People have a right to acceptance, and, while this means they should be expected to behave in an acceptable manner, what this means is really up for debate. Is an autistic not acceptable because they scream? An effort should of course be made to help the autistic unlearn this behavior, but if they can’t, that doesn’t make them less acceptable as a person.

We need to make the distinction here between the behavior and the person. All people have some annoying behaviors that are unacceptable to at least a number of others. We can disapprove of this behavior, but we shouldn’t be excluding the person for this. Note, please, that my comment about annoying behavior goes for disabled as well as non-disabled people. Once a person has a disability, however, accepting them in spite of inappropriate behavior is often seen as excusing.

Disability Hierarchies

Last week, K at Transcending CP wrote an interesitnb blog post on the “us” vs. “them” mentality non-disabled people have about people with disabilities. I commented and mentioned several ways the disabled themsleves have an “us” vs. “them” mentality towards other disabled people. Today, I want to expand on this by discussing disability hierarchies.

First, there is the hierarchy of severity of one particular disability. For example, at the school for the blind which I went to from fourth until sixth grade, the people with some vision had a lively competition of who could see best. We even used to introduce ourselves as “Johnny who has 20/400”. I only actively competed in my first year at this particular school, because in fifthe grade, the partially sighted children (I was going to write “partials” here) and braille readers were merged and I was in a class with only one other braille reader with some vision, who avoided this competition it seemed.

Similarly, among autistic people there is a competition. If you go to Wrong Planet or another Aspie-dominated site, you’ll see that most people there don’t want to associate with “low-functioning” autistics. As a person who is only “high-functioning” in terms of IQ and who despises this hierarchy, I don’t like this. It’s like those with “low-functioning” autism have no right to the acceptance that the “high-functioning” want.

Then there are disability hierarchies that cross lines between different disabilities.
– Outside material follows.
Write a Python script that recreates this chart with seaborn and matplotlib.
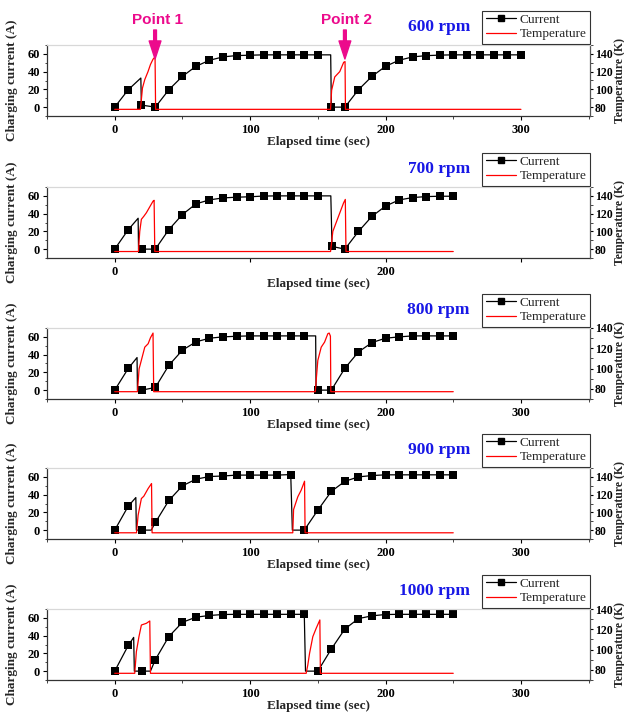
import numpy as np
import pandas as pd
import matplotlib
matplotlib.use("Agg")
import matplotlib.pyplot as plt
from matplotlib.lines import Line2D
from matplotlib.ticker import MultipleLocator, FixedLocator
import seaborn as sns

# ---------------- data ----------------
speeds = ["600 rpm", "700 rpm", "800 rpm", "900 rpm", "1000 rpm"]

# 600 rpm
cur_t_600 = [0, 10, 19.3, 19.7, 30, 40, 50, 60, 70, 80, 90, 100, 110, 120, 130, 140, 150, 159.5,
             160, 170, 180, 190, 200, 210, 220, 230, 240, 250, 260, 270, 280, 290, 300]
cur_v_600 = [0, 19.6, 32.8, 2.3, 0, 19.6, 34.7, 46, 52.8, 56.6, 58.1, 58.5, 58.9, 58.9, 58.9, 58.9, 58.9, 58.9,
             0, 0, 19.6, 34.7, 46, 52.8, 56.6, 58, 58.6, 58.9, 58.9, 58.9, 58.9, 58.9, 58.9]
cur_nomark_600 = [19.3, 159.5]
temp_t_600 = [0, 19.0, 20.5, 22.2, 24.6, 26.4, 28.3, 29.8, 30.2, 159.4, 160.2, 162.5, 166.2, 169.1, 170.1, 170.4, 300]
temp_v_600 = [77.5, 77.5, 101.5, 111, 120, 128, 134, 136.6, 77.5, 77.5, 99, 114, 120, 130.5, 131.3, 77.5, 77.5]

# 700 rpm
cur_t_700 = [0, 10, 17.3, 17.6, 20, 30, 40, 50, 60, 70, 80, 90, 100, 110, 120, 130, 140, 150,
             159.6, 160.5, 170, 180, 190, 200, 210, 220, 230, 240, 250]
cur_v_700 = [0, 21.9, 34.8, 0, 0, 0, 22, 39, 51, 55.5, 57.7, 58.5, 59, 59.8, 60, 60, 60, 60,
             60, 3, 0, 19.9, 37, 48.5, 55.4, 58.1, 59.2, 59.6, 59.6]
cur_nomark_700 = [17.3, 17.6, 159.6]
temp_t_700 = [0, 17.5, 18.5, 19.7, 21.5, 23.4, 26.4, 28.3, 29.1, 29.6, 159.4, 161.1, 164.8, 169.0, 170.3, 170.8, 250]
temp_v_700 = [77.3, 77.3, 100, 113.6, 117, 121, 129, 134, 135, 77.3, 77.3, 100, 115, 132, 136, 77.3, 77.3]

# 800 rpm
cur_t_800 = [0, 10, 16.5, 16.8, 20, 30, 40, 50, 60, 70, 80, 90, 100, 110, 120, 130, 140,
             148.4, 148.7, 150, 160, 170, 180, 190, 200, 210, 220, 230, 240, 250]
cur_v_800 = [0, 24.4, 36.7, 0, 0, 3, 28, 45, 54.4, 58.5, 60, 60.7, 61.1, 61.1, 61.1, 61.1, 61.1,
             61.1, 0, 0, 0, 24.7, 43, 53.6, 58.5, 60, 61.1, 61.1, 61.1, 61.1]
cur_nomark_800 = [16.5, 16.8, 148.4, 148.7]
temp_t_800 = [0, 16.8, 18.0, 19.0, 22.2, 24.7, 26.4, 28.3, 28.8, 148.1, 150.0, 152.5, 155.0, 157.4, 158.4, 159.3, 159.6, 250]
temp_v_800 = [77.2, 77.2, 99.7, 104.7, 121.1, 124.5, 130.4, 135, 77.2, 77.2, 108, 121.1, 126.1, 134.4, 135, 132, 77.2, 77.2]

# 900 rpm
cur_t_900 = [0, 10, 15.6, 16.0, 20, 27, 30, 40, 50, 60, 70, 80, 90, 100, 110, 120, 130,
             131.2, 140, 150, 160, 170, 180, 190, 200, 210, 220, 230, 240, 250]
cur_v_900 = [0, 27, 36.7, 0, 0, 0, 8.6, 33.4, 49.9, 57.4, 60.4, 61, 62, 62, 62, 62, 62.6,
             0, 0, 22.5, 43.7, 55, 60, 61.5, 62.3, 62.3, 62.3, 62.3, 62.3, 62.3]
cur_nomark_900 = [15.6, 16.0, 27, 131.2]
temp_t_900 = [0, 16.1, 17.3, 19.7, 21.5, 24.7, 27.2, 27.6, 131.5, 132.1, 135.2, 137.7, 140.2, 140.6, 250]
temp_v_900 = [77, 77, 96.9, 115.6, 118.2, 126.9, 132.5, 77, 77, 103.2, 117.5, 125, 135.1, 77, 77]

# 1000 rpm
cur_t_1000 = [0, 10, 14.0, 14.5, 20, 26.4, 30, 40, 50, 60, 70, 80, 90, 100, 110, 120, 130, 140,
              140.9, 150, 160, 170, 180, 190, 200, 210, 220, 230, 240, 250]
cur_v_1000 = [0, 28.9, 38, 0, 0, 0, 12.9, 39, 55, 60.8, 62.7, 63.8, 64, 64, 64, 64, 64, 64,
              0, 0, 25, 47.5, 59.2, 62.3, 63.8, 64, 64, 64, 64, 64]
cur_nomark_1000 = [14.0, 14.5, 26.4, 140.9]
temp_t_1000 = [0, 14.8, 16.0, 17.9, 19.7, 23.4, 25.9, 26.4, 141.4, 142.6, 143.9, 146.3, 148.8, 151.5, 151.9, 250]
temp_v_1000 = [76.6, 76.6, 97.9, 112.7, 124.2, 125.9, 128.2, 76.6, 76.6, 84.8, 96.3, 112.7, 121, 129.2, 76.6, 76.6]

temp_ylims = [(70, 150), (70, 150), (70, 140), (70, 150), (70, 140)]
xtick_labels = [["0", "100", "200", "300"], ["0", "", "200", ""],
                ["0", "100", "200", "300"], ["0", "100", "200", "300"], ["0", "100", "200", "300"]]
xticks = [0, 100, 200, 300]
cur_yticks = [0, 20, 40, 60]
temp_yticks = [80, 100, 120, 140]
point_labels = ["Point 1", "Point 2"]
point_times = [29.8, 170.0]

panels = [
    (cur_t_600, cur_v_600, cur_nomark_600, temp_t_600, temp_v_600),
    (cur_t_700, cur_v_700, cur_nomark_700, temp_t_700, temp_v_700),
    (cur_t_800, cur_v_800, cur_nomark_800, temp_t_800, temp_v_800),
    (cur_t_900, cur_v_900, cur_nomark_900, temp_t_900, temp_v_900),
    (cur_t_1000, cur_v_1000, cur_nomark_1000, temp_t_1000, temp_v_1000),
]

# ---------------- style ----------------
sns.set_style("ticks")
plt.rcParams["font.family"] = ["Liberation Serif", "DejaVu Serif"]
plt.rcParams["font.weight"] = "bold"
plt.rcParams["axes.labelweight"] = "bold"

W, H = 624, 713
fig = plt.figure(figsize=(W / 100, H / 100), dpi=100)
ax_l, ax_r = 47, 590
tops = [45, 187, 328, 468, 609]
ax_h = 71
dark = "#333333"
blue = "#1818e6"
magenta = "#ec0a8c"

for i, (ct, cv, nomark, tt, tv) in enumerate(panels):
    top = tops[i]
    ax = fig.add_axes([ax_l / W, 1 - (top + ax_h) / H, (ax_r - ax_l) / W, ax_h / H])
    ax2 = ax.twinx()

    cdf = pd.DataFrame({"t": ct, "I": cv})
    mdf = cdf[~cdf["t"].isin(nomark)]
    tdf = pd.DataFrame({"t": tt, "T": tv})

    sns.lineplot(data=cdf, x="t", y="I", ax=ax, color="black", lw=0.9,
                 estimator=None, sort=False, legend=False)
    sns.scatterplot(data=mdf, x="t", y="I", ax=ax, marker="s", s=28, color="black",
                    edgecolor="black", linewidth=0, legend=False, zorder=3)
    sns.lineplot(data=tdf, x="t", y="T", ax=ax2, color="#ff0000", lw=0.9,
                 estimator=None, sort=False, legend=False)

    ax.set_xlim(-50, 351)
    ax.set_ylim(-10, 70)
    ax2.set_ylim(*temp_ylims[i])
    ax.set_xticks(xticks)
    ax.set_xticklabels(xtick_labels[i])
    if i != 1:
        ax.xaxis.set_minor_locator(FixedLocator([-50, 50, 150, 250, 350]))
    ax.set_yticks(cur_yticks)
    ax.yaxis.set_minor_locator(MultipleLocator(10))
    ax2.set_yticks(temp_yticks)
    ax2.yaxis.set_minor_locator(MultipleLocator(10))

    for a in (ax, ax2):
        a.tick_params(axis="both", which="major", direction="out", length=3, width=0.8,
                      labelsize=9, pad=2, colors="black")
        a.tick_params(axis="both", which="minor", direction="out", length=1.8, width=0.6)
    ax.tick_params(axis="x", which="major", pad=2.5)
    ax2.tick_params(axis="y", which="major", pad=1, length=2.5, labelsize=8.5)

    ax.spines["top"].set_visible(False)
    ax.spines["right"].set_visible(False)
    ax.spines["left"].set_color(dark)
    ax.spines["bottom"].set_color(dark)
    ax2.spines["left"].set_visible(False)
    ax2.spines["bottom"].set_visible(False)
    ax2.spines["top"].set_color("#d8d8d8")
    ax2.spines["right"].set_color("#555555")
    for s in ax.spines.values():
        s.set_linewidth(0.9)
    for s in ax2.spines.values():
        s.set_linewidth(0.9)

    ax.set_xlabel("Elapsed time (sec)", fontsize=9.5, fontweight="bold")
    ax.xaxis.set_label_coords(0.5, -0.28)
    ax.set_ylabel("Charging current (A)", fontsize=9.5, fontweight="bold")
    ax.yaxis.set_label_coords(-0.0525, 0.5)
    ax2.set_ylabel("Temperature (K)", fontsize=8.5, fontweight="bold")
    ax2.yaxis.set_label_coords((613.5 - ax_l) / (ax_r - ax_l), 0.5)

    handles = [Line2D([0], [0], color="black", lw=0.9, marker="s", ms=5),
               Line2D([0], [0], color="#ff0000", lw=0.9)]
    leg = ax2.legend(handles, ["Current", "Temperature"], loc="lower right",
                     bbox_to_anchor=(1.0, 1.02), borderaxespad=0, frameon=True,
                     fancybox=False, framealpha=1, edgecolor=dark,
                     prop={"family": "Liberation Serif", "weight": "normal", "size": 9.5},
                     handlelength=2.3, handletextpad=0.3, borderpad=0.25, labelspacing=0.15)
    leg.get_frame().set_linewidth(0.8)

    ax.text(0.779, 1.254, speeds[i], transform=ax.transAxes, ha="right", va="center",
            color=blue, fontsize=12.5, fontweight="bold", family="Liberation Serif")

    if i == 0:
        ylo, yhi = temp_ylims[0]
        pxu = ax_h / (yhi - ylo)
        tip = yhi - (59 - top) / pxu
        tail = yhi + (top - 30) / pxu
        txt_y = yhi + (top - 20) / pxu
        for lab, pt in zip(point_labels, point_times):
            ax2.annotate("", xy=(pt, tip), xytext=(pt, tail), annotation_clip=False,
                         arrowprops=dict(facecolor=magenta, edgecolor=magenta, width=2.0,
                                         headwidth=8.5, headlength=13, shrink=0))
            ax2.text(pt + 1.5, txt_y, lab, ha="center", va="center", color=magenta,
                     fontsize=11, fontweight="bold", family="Liberation Sans", clip_on=False)

fig.savefig("out.png", dpi=100)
An example is my having bullied an intellectually disabled child when I was at the aforementioned school for the blind. I apparently felt that intellectual disability made someone less of a worthwhile human being than visual impairment. I don’t think I actually thought that deeply, but I did bully this girl because of her intellectul impairment. Adults with physical or sensory impairments do have the ability to actually think about this, and it is reflected in statements like “You may be able-bodied but I am able-minded”.

Conversely, the more visible disabilities tend to be viewed as more “real”by some people than developmental or psychiatric disabilities. As a poignant aexample, my psychologist, when describing my disabilities, only mentioned my visual impairment and my slight motor deficits. Also, when I was still on the locked ward several years ago, there was a partially sighted, hard-of-hearing man on my ward who obviously also had severe mental illness. Because of his limited but existent sight and hearing, he was expected to do a few chores that I, being totally blind, was excused from. At one time, I heard a nurse tell him: “You may be twice-disabled, but you are not thrice-disabled.”

For a long time, disabled people have been “them”. The Black civil rights movement was grounded in the belief that Black people are just as capable as Whites. Then the blind and physically disabled and Deaf movements were grounded on the idea that people with sensory or physical disabilities are, with reasonable accommodations, just as capable as people without disabilities. Now people with developmental and psychiatric disabilities are demanding civil rights, an sometimes this si grounded on the same principles, hence creating a new “them” for those who don’t meet the “just as capable” standard. It is my hope that, at one point, we can live without the “us” vs. “them” mentality, but this hope may be idle. After all, as a human race, are we truly evolved enough to recognize each of us as equal? And if we were, then animal rights activists would say that’s still not good enough. Rights activism always demands a shift from “them” to “us” but will there ever not be “them”? And if so, will we survive?